Subsurface mechanical properties and subsurface creep behaviour of modified nanoclay-based wood–plastic composites studied by nanoindentation

Wood–plastic composites (WPCs) were prepared by polypropylene, wood flour, maleic anhydride-grafted polypropylene and pristine (Na+ montmorillonite)/TMI-modified nanoclay using extruder followed by injection moulding technique. The surface mechanical properties of the nanoclay-based WPC were investigated by means of nanoindentation technique. The results show that the hardness, elastic modulus and creep resistant of the WPC dramatically enhanced with the incorporation of nanoclay. This enhancement was dependent on the nanoclay content as well as the dispersion of nanoclay in the polymer matrix.
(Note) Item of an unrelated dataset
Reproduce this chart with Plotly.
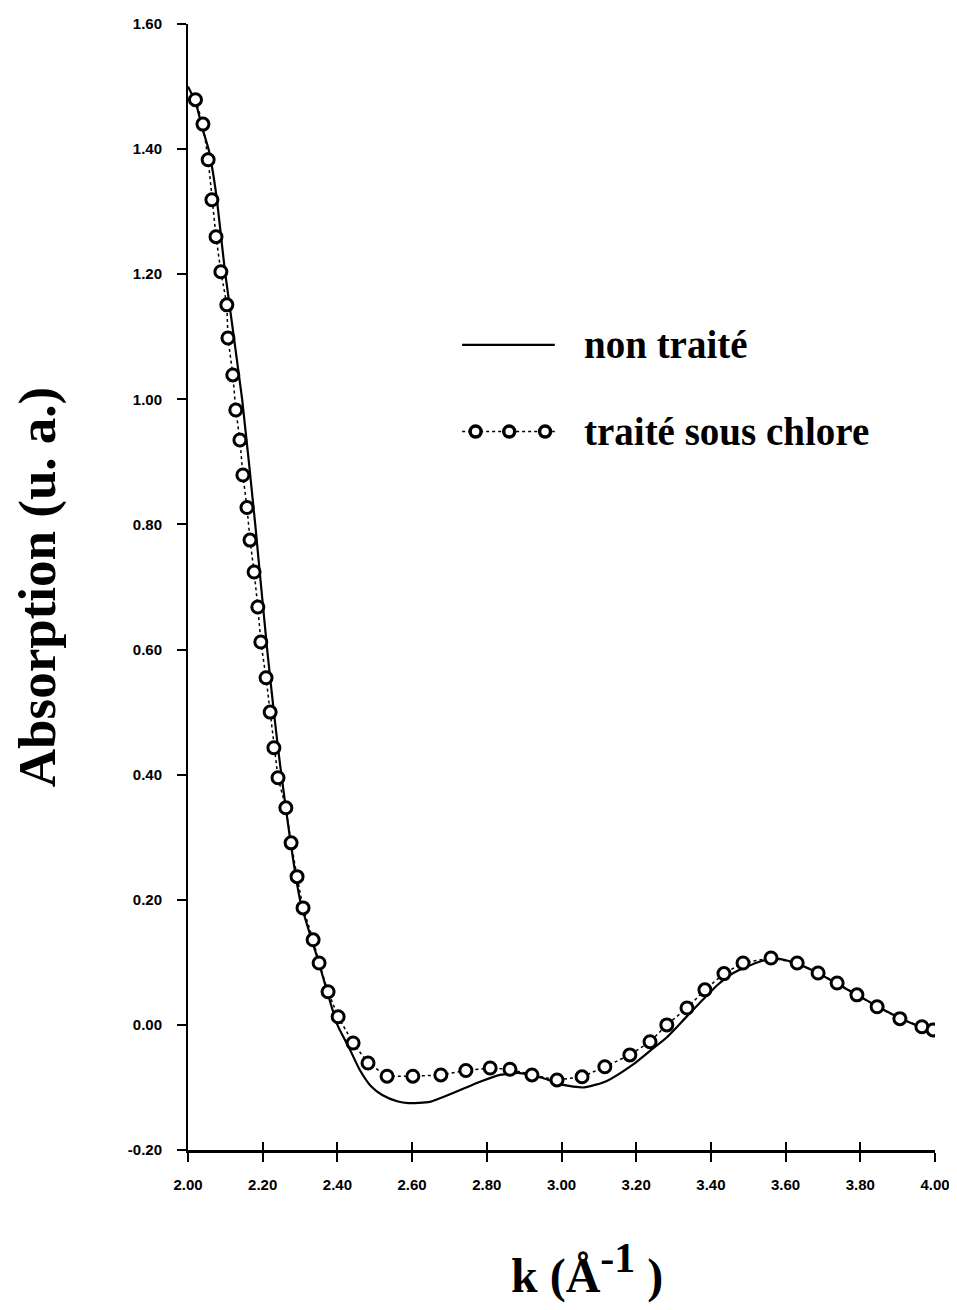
import plotly.graph_objects as go

# courbe "non traité" (trait plein)
k_non = [2.00, 2.02, 2.04, 2.055, 2.075, 2.10, 2.145, 2.18, 2.212, 2.25, 2.30, 2.35, 2.40,
         2.43, 2.46, 2.49, 2.52, 2.56, 2.59, 2.648, 2.71, 2.782, 2.835, 2.889, 2.95, 3.004,
         3.06, 3.12, 3.19, 3.24, 3.28, 3.33, 3.37, 3.42, 3.46, 3.53, 3.575, 3.62, 3.68,
         3.74, 3.80, 3.86, 3.92, 3.96, 4.00]
abs_non = [1.50, 1.475, 1.43, 1.40, 1.33, 1.20, 1.00, 0.80, 0.60, 0.40, 0.20, 0.10, 0.00,
           -0.035, -0.072, -0.098, -0.112, -0.122, -0.125, -0.123, -0.109, -0.091, -0.080, -0.077, -0.085, -0.096,
           -0.100, -0.090, -0.064, -0.040, -0.021, 0.010, 0.035, 0.065, 0.083, 0.101, 0.106, 0.100, 0.085,
           0.065, 0.045, 0.025, 0.007, -0.003, -0.012]

# courbe "traité sous chlore" (points)
k_cl = [2.02, 2.04, 2.054, 2.064, 2.075, 2.088, 2.104, 2.107, 2.12, 2.128, 2.139, 2.147, 2.158,
        2.166, 2.177, 2.187, 2.195, 2.209, 2.22, 2.23, 2.241, 2.262, 2.276, 2.292, 2.308, 2.335,
        2.351, 2.375, 2.402, 2.442, 2.482, 2.533, 2.602, 2.677, 2.744, 2.809, 2.862, 2.921, 2.988,
        3.055, 3.116, 3.183, 3.237, 3.282, 3.336, 3.384, 3.435, 3.486, 3.561, 3.631, 3.687, 3.738,
        3.791, 3.845, 3.906, 3.965, 3.995]
abs_cl = [1.479, 1.44, 1.383, 1.319, 1.26, 1.204, 1.151, 1.098, 1.039, 0.983, 0.935, 0.879, 0.827,
          0.775, 0.724, 0.668, 0.612, 0.555, 0.500, 0.443, 0.395, 0.347, 0.291, 0.237, 0.187, 0.136,
          0.099, 0.053, 0.013, -0.029, -0.061, -0.082, -0.082, -0.080, -0.073, -0.069, -0.071, -0.080, -0.088,
          -0.083, -0.067, -0.048, -0.027, 0.000, 0.027, 0.056, 0.082, 0.099, 0.107, 0.099, 0.083, 0.067,
          0.048, 0.029, 0.010, -0.003, -0.008]

x_ticks = [2.0, 2.2, 2.4, 2.6, 2.8, 3.0, 3.2, 3.4, 3.6, 3.8, 4.0]
y_ticks = [-0.2, 0.0, 0.2, 0.4, 0.6, 0.8, 1.0, 1.2, 1.4, 1.6]

serif = "Liberation Serif"
sans = "Liberation Sans"

fig = go.Figure()
fig.add_trace(go.Scatter(x=k_non, y=abs_non, mode="lines",
                         line=dict(color="black", width=2.2, shape="spline", smoothing=0.6),
                         showlegend=False))
fig.add_trace(go.Scatter(x=k_cl, y=abs_cl, mode="lines+markers",
                         line=dict(color="black", width=1.5, dash="dot"),
                         marker=dict(symbol="circle", size=12, color="white", line=dict(color="black", width=3)),
                         showlegend=False))

# legende faite a la main (meme rendu que l'original)
fig.add_trace(go.Scatter(x=[0.367, 0.491], y=[0.715, 0.715], xaxis="x3", yaxis="y3", mode="lines",
                         line=dict(color="black", width=2.2), showlegend=False, hoverinfo="skip"))
fig.add_trace(go.Scatter(x=[0.367, 0.491], y=[0.638, 0.638], xaxis="x3", yaxis="y3", mode="lines",
                         line=dict(color="black", width=1.5, dash="dot"), showlegend=False, hoverinfo="skip"))
fig.add_trace(go.Scatter(x=[0.385, 0.43, 0.478], y=[0.638, 0.638, 0.638], xaxis="x3", yaxis="y3",
                         mode="markers",
                         marker=dict(symbol="circle", size=11, color="white", line=dict(color="black", width=3.5)),
                         showlegend=False, hoverinfo="skip"))
fig.add_annotation(text="<b>non traité</b>", x=0.527, y=0.715, xref="paper", yref="paper",
                   xanchor="left", yanchor="middle", showarrow=False, font=dict(family=serif, size=39, color="black"))
fig.add_annotation(text="<b>traité sous chlore</b>", x=0.527, y=0.638, xref="paper", yref="paper",
                   xanchor="left", yanchor="middle", showarrow=False, font=dict(family=serif, size=39, color="black"))

# titre de l'axe x
fig.add_annotation(text="<b>k (Å<sup><span style='font-size:42px'>-1</span></sup> )</b>",
                   x=0.534, y=-0.106, xref="paper", yref="paper", xanchor="center", yanchor="middle",
                   showarrow=False, font=dict(family=serif, size=48, color="black"))

fig.update_layout(
    width=949, height=1302,
    margin=dict(l=180, r=22, t=16, b=160),
    plot_bgcolor="white", paper_bgcolor="white",
    showlegend=False,
    xaxis=dict(range=[2.0, 4.0], tickvals=x_ticks, ticktext=["%.2f" % v for v in x_ticks],
               showgrid=False, zeroline=False, showline=True, linecolor="black", linewidth=3,
               ticks="outside", ticklen=9, tickwidth=2, tickcolor="black", ticklabelstandoff=10,
               automargin=False,
               tickfont=dict(family=sans, size=15, color="black", weight="bold")),
    yaxis=dict(range=[-0.2, 1.6], tickvals=y_ticks, ticktext=["%.2f" % v for v in y_ticks],
               showgrid=False, zeroline=False, showline=True, linecolor="black", linewidth=2,
               ticks="outside", ticklen=9, tickwidth=2, tickcolor="black", ticklabelstandoff=12,
               automargin=False,
               tickfont=dict(family=sans, size=15, color="black", weight="bold"),
               title=dict(text="<b>Absorption (u. a.)</b>", font=dict(family=serif, size=53, color="black"),
                          standoff=70)),
    # ticks vers l'interieur pour l'effet "croix"
    xaxis2=dict(range=[2.0, 4.0], overlaying="x", tickvals=x_ticks, showticklabels=False, ticks="inside",
                ticklen=8, tickwidth=2, tickcolor="black", showgrid=False, zeroline=False),
    yaxis2=dict(range=[-0.2, 1.6], overlaying="y", tickvals=[1.6], showticklabels=False, ticks="inside",
                ticklen=8, tickwidth=2, tickcolor="black", showgrid=False, zeroline=False),
    xaxis3=dict(range=[0, 1], overlaying="x", visible=False),
    yaxis3=dict(range=[0, 1], overlaying="y", visible=False),
)
# traces fantomes pour afficher les axes 2
fig.add_trace(go.Scatter(x=[2.0], y=[-0.2], xaxis="x2", yaxis="y2", mode="markers",
                         marker=dict(opacity=0), showlegend=False, hoverinfo="skip"))

fig.write_html("out.html")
At 1 wt% nanoclay content, the hardness, elastic modulus and creep resistant of pristine nanoclay-reinforced WPC (WPC/MMT) improved by approximately 35%, 30% and 15%, respectively, compared to WPC without nanoclay. For the TMI-modified nanoclay-based WPC (WPC/MMT Cu), the improvements in these properties were about 1.2, 1.5 and 1.5 times higher than the WPC/MMT. Viscoelastic model was applied to examine the effect of nanoclay loadings on the creep performance of the WPC. Results exhibited that the model was in good agreement with the experimental data. Incorporation of nanoclay leads to an increase in elastic deformation, especially in WPC/MMT Cu, and induces a higher initial displacement at the early stage of creep.